Un caso di pemfigo foliaceo in un cane
Colombo Giardinelli Dr. Flavio
Il pemfigo foliaceo è una malattia cutanea autoimmune caratterizzata da mancata coesione dei cheratinociti per presenza di autoanticorpi diretti verso componenti desmosomiali. Poiché l’antigene target è la desmogleina 1, particolarmente rappresentata negli strati spinoso e subcorneale, la mancata coesione determina una dermatite pustoloso/crostosa superficiale. Nel cane le pustole sono localizzate sul muso (dorso del naso, zone perioculari e pinne, sono risparmiate le giunzioni mucocutanee e la cavità orale) e sui cuscinetti plantari che mostrano una evidente ipercheratosi. Nelle forme piu’ gravi le pustole si manifestano anche su altre aree corporee. La diagnosi si basa sui rilievi clinici, citologia delle pustole, esame bioptico, indagini di immunofluorescenza e risposta alla terapia con farmaci immunosoppressivi.
Il cane è un incrocio, femmina, di 6 anni e di media taglia. Il proprietario riferisce che il cane soffriva da circa un anno di problemi dermatologici che erano iniziati con croste sulla canna nasale e alopecia su entrambe le pinne. Durante questo periodo terapie a base di antibiotici, cortisone e prodotti omeopatici avevano portato solo a parziali e temporanei miglioramenti. All’esame clinico generale il cane manifesta prurito intenso generalizzato, la temperatura corporea è di 40,5 °C, i linfonodi poplitei e sottomandibolari sono aumentati di volume e si nota una congiuntivite bilaterale. All’esame dermatologico si osservano eritema generalizzato e una dermatite pustolosa diffusa particolarmente evidente su canna nasale (figura 1), parte concava di entrambe le pinne, fianchi, torace e addome (figura 2). Si rilevano inoltre croste e aree focali di ulcerazione. Anche se le lesioni cliniche, per tipologia e distribuzione, sono suggestive di pemfigo foliaceo, devono essere escluse rogna demodettica, dermatofitosi e piodermite.

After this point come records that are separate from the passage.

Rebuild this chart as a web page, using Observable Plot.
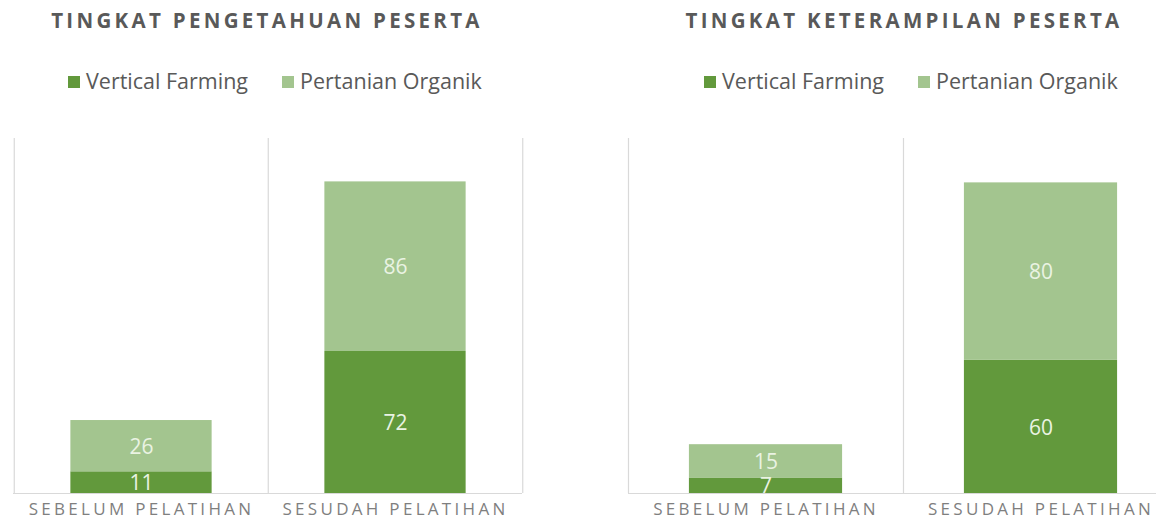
<!DOCTYPE html>
<html>
<head>
<meta charset="utf-8">
<script src="https://cdn.jsdelivr.net/npm/d3@7"></script>
<script src="https://cdn.jsdelivr.net/npm/@observablehq/plot@0.6"></script>
<style>
  html, body { margin: 0; padding: 0; background: #ffffff; }
  body { width: 1156px; height: 531px; overflow: hidden; position: relative; font-family: 'Open Sans', sans-serif; }
  .title { position: absolute; top: 6px; width: 560px; text-align: center; font-weight: 700; font-size: 20.5px; letter-spacing: 3.3px; color: #595959; line-height: 28px; }
  .legend { position: absolute; top: 66px; display: flex; align-items: center; font-size: 21.5px; color: #595959; line-height: 30px; white-space: nowrap; }
  .legend .item { display: flex; align-items: center; margin-right: 34px; }
  .legend .sw { width: 12px; height: 12px; margin-right: 6px; margin-top: 2px; }
  .panel { position: absolute; top: 120px; }
  .panel svg { overflow: visible; max-width: none !important; }
  .panel g[aria-label="x-axis tick label"] text { letter-spacing: 3.3px; }
</style>
</head>
<body>
<div id="t1" class="title"></div>
<div id="t2" class="title"></div>
<div id="l1" class="legend"></div>
<div id="l2" class="legend"></div>
<div id="p1" class="panel"></div>
<div id="p2" class="panel"></div>
<script>
// ---- data ----
const categories = ["SEBELUM PELATIHAN", "SESUDAH PELATIHAN"];
const seriesNames = ["Vertical Farming", "Pertanian Organik"];
const seriesColors = ["#62993c", "#a3c58f"];
const titles = ["TINGKAT PENGETAHUAN PESERTA", "TINGKAT KETERAMPILAN PESERTA"];
const pengetahuanVF = [11, 72];
const pengetahuanPO = [26, 86];
const keterampilanVF = [7, 60];
const keterampilanPO = [15, 80];
const yMaxPengetahuan = 180;
const yMaxKeterampilan = 160;

function buildPanel(vf, po, yMax, width, marginLeft, marginRight) {
  const data = categories.flatMap((c, i) => [
    {cat: c, series: seriesNames[0], value: vf[i]},
    {cat: c, series: seriesNames[1], value: po[i]}
  ]);
  const bw = (width - marginLeft - marginRight) / categories.length;
  const inset = bw * 0.2215;
  return Plot.plot({
    width, height: 411,
    marginTop: 18, marginBottom: 38, marginLeft, marginRight,
    x: {domain: categories, padding: 0, label: null},
    y: {domain: [0, yMax], axis: null},
    color: {domain: seriesNames, range: seriesColors},
    style: {fontFamily: "'Open Sans', sans-serif", background: "transparent", maxWidth: "none"},
    marks: [
      Plot.ruleX(categories, {x: d => d, dx: -bw / 2, stroke: "#d9d9d9", strokeWidth: 1.2}),
      Plot.ruleX(categories.slice(-1), {x: d => d, dx: bw / 2, stroke: "#d9d9d9", strokeWidth: 1.2}),
      Plot.barY(data, Plot.stackY({x: "cat", y: "value", fill: "series", order: seriesNames, insetLeft: inset, insetRight: inset})),
      Plot.ruleY([0], {stroke: "#d9d9d9", strokeWidth: 1.2}),
      Plot.text(data, Plot.stackY({x: "cat", y: "value", z: "series", order: seriesNames, text: "value", fill: "#eaf3e3", fontSize: 21, dy: 1})),
      Plot.axisX({tickSize: 0, tickPadding: 9, fontSize: 17, fill: "#7f7f7f", fontWeight: 400})
    ]
  });
}

function buildLegend(el) {
  seriesNames.forEach((s, i) => {
    const item = document.createElement("div");
    item.className = "item";
    const sw = document.createElement("div");
    sw.className = "sw";
    sw.style.background = seriesColors[i];
    const tx = document.createElement("span");
    tx.textContent = s;
    item.appendChild(sw);
    item.appendChild(tx);
    el.appendChild(item);
  });
}

const t1 = document.getElementById("t1");
t1.textContent = titles[0];
t1.style.left = (267 - 280) + "px";
const t2 = document.getElementById("t2");
t2.textContent = titles[1];
t2.style.left = (904 - 280) + "px";

const l1 = document.getElementById("l1");
l1.style.left = "68px";
buildLegend(l1);
const l2 = document.getElementById("l2");
l2.style.left = "704px";
buildLegend(l2);

const p1 = document.getElementById("p1");
p1.style.left = "0px";
p1.style.width = "535px";
p1.appendChild(buildPanel(pengetahuanVF, pengetahuanPO, yMaxPengetahuan, 535, 13, 13));
const p2 = document.getElementById("p2");
p2.style.left = "578px";
p2.style.width = "620px";
p2.appendChild(buildPanel(keterampilanVF, keterampilanPO, yMaxKeterampilan, 620, 50, 20));
</script>
</body>
</html>
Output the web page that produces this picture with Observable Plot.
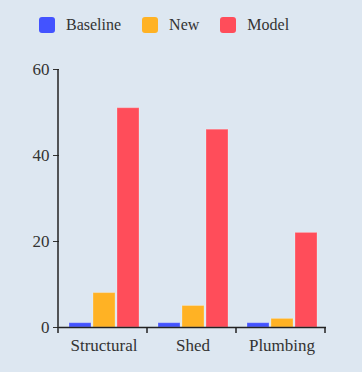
<!DOCTYPE html>
<html>
<head>
<meta charset="utf-8">
<script src="https://cdn.jsdelivr.net/npm/d3@7"></script>
<script src="https://cdn.jsdelivr.net/npm/@observablehq/plot@0.6"></script>
<style>
  html, body { margin: 0; padding: 0; background: #dde7f1; }
  body { width: 362px; height: 372px; overflow: hidden; font-family: "Liberation Serif", "DejaVu Serif", serif; color: #333; }
  #legend { display: flex; align-items: center; height: 50px; padding-left: 39px; box-sizing: border-box; font-size: 16px; }
  .item { display: flex; align-items: center; margin-right: 21px; }
  .sw { width: 16px; height: 16px; border-radius: 3px; margin-right: 11px; }
  #chart svg text { font-family: "Liberation Serif", "DejaVu Serif", serif; }
</style>
</head>
<body>
<div id="legend"></div>
<div id="chart"></div>
<script>
const categories = ["Structural", "Shed", "Plumbing"];
const series = ["Baseline", "New", "Model"];
const colors = ["#4353ff", "#ffb224", "#ff4d5a"];
const baselineValues = [1, 1, 1];
const newValues = [8, 5, 2];
const modelValues = [51, 46, 22];
const yTicks = [0, 20, 40, 60];

const valuesBySeries = [baselineValues, newValues, modelValues];
const data = [];
categories.forEach((c, i) => series.forEach((s, j) => data.push({category: c, series: s, value: valuesBySeries[j][i]})));

const legend = document.getElementById("legend");
series.forEach((s, j) => {
  const it = document.createElement("div");
  it.className = "item";
  it.innerHTML = `<div class="sw" style="background:${colors[j]}"></div><span>${s}</span>`;
  legend.appendChild(it);
});

const plot = Plot.plot({
  width: 362,
  height: 322,
  marginLeft: 58,
  marginRight: 35,
  marginTop: 19,
  marginBottom: 45,
  style: {background: "transparent", fontFamily: "'Liberation Serif', 'DejaVu Serif', serif", fontSize: "17px", color: "#333"},
  fx: {domain: categories, padding: 0, label: null},
  x: {domain: series, paddingInner: 0.1, paddingOuter: 0.35, axis: null},
  y: {domain: [0, 60], label: null},
  color: {domain: series, range: colors},
  marks: [
    Plot.barY(data, {fx: "category", x: "series", y: "value", fill: "series", stroke: "white", strokeOpacity: 0.25, strokeWidth: 1}),
    Plot.axisY({ticks: yTicks, tickSize: 6, tickPadding: 4, label: null, fontSize: 17}),
    Plot.axisFx({anchor: "bottom", tickSize: 0, tickPadding: 11, label: null, fontSize: 17}),
    Plot.ruleY([0], {stroke: "#222", strokeWidth: 1.5})
  ]
});
document.getElementById("chart").appendChild(plot);

// axis line and boundary ticks derived from the plot's own scales
const fx = plot.scale("fx");
const y = plot.scale("y");
const svg = d3.select(plot);
const x0 = fx.range[0];
const y0 = y.apply(0), yTop = y.apply(yTicks[yTicks.length - 1]);
const g = svg.append("g").attr("stroke", "#222").attr("stroke-width", 1.5);
g.append("line").attr("x1", x0).attr("x2", x0).attr("y1", yTop).attr("y2", y0);
const bounds = d3.range(categories.length + 1).map(i => x0 + i * fx.step);
g.selectAll("line.b").data(bounds).join("line").attr("class", "b")
  .attr("x1", d => d).attr("x2", d => d).attr("y1", y0).attr("y2", y0 + 6);
</script>
</body>
</html>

I raschiati cutanei e l’esame con lampada di Wood risultano negativi. Il preparato citologico da una pustola rileva la presenza di una flogosi neutrofilica con cocchi intracitoplasmatici e cellule acantolitiche. Viene somministrato cefadroxil 20 mg/Kg per die per OS per 20 giorni. Dopo un breve miglioramento dei segni clinici (pustole e prurito), la malattia si presenta nuovamente in forma di dermatite pustolosa diffusa (figura 3 e 4) e si decide di effettuare un esame bioptico. I preparati istologici mostrano una dermatite pustolosa caratterizzata dalla presenza di pustole subcorneali (figura 5) contenenti numerose cellule acantolitiche e granulociti sia neutrofili che eosinofili (figura 6 e 7). Le indagini di immunoistochimica sul campione bioptico rilevano depositi intercellulari di IgG nello strato spinoso e granuloso (figura 8). Il quadro è compatibile con la diagnosi di pemfigo foliaceo, viene pertanto indicata una terapia a base di prednisolone alla dose di 2 mg Kg die ed EFA 50 mg kg die. Dopo 7 gg non avendo ottenuto alcuna risposta si aumenta il cortisonico a 4 mg /kg die per altri 7 gg ottenendo solo un lieve miglioramento; si decide di integrare la terapia con azatioprina 2mg/kg die.
Ad un mese dall’inizio della terapia immunosoppressiva il cane non presenta lesioni cutanee (figura 9) ma continua una terapia di mantenimento a base di prednisolone 1 mg kg die, azatioprina 1,2 mg /kg die ed EFA 100 mg kg die. L’uso degli EFA, come documentato in numerosi lavori sia in medicina umana che in medicina veterinaria, viene indicato nel trattamento per la loro azione antinfiammatoria e per la loro capacità di potenziare le difese immunitarie locali e generali.
Tra i meccanismi patogenetici alla base della formazione di pustole intraepidermiche i piu’ comuni sono la liberazione di proteasi batteriche e la produzione di autoanticorpi contro i complessi di giunzione desmosomiali. La principale diagnosi differenziale nei confronti di una dermatite pustolosa su base autoimmune è quindi una piodermite batterica. Per questo motivo è necessario includere nell’iter diagnostico un esame citologico del contenuto delle pustole. La presenza di batteri fagocitati deve suggerire di impostare una terapia antibiotica prima dell’effettuazione di una biopsia cutanea. Solo in questo modo l’esito dell’esame istologico ed eventuali indagini immunoistochimiche consentiranno di emettere una diagnosi certa di pemfigo.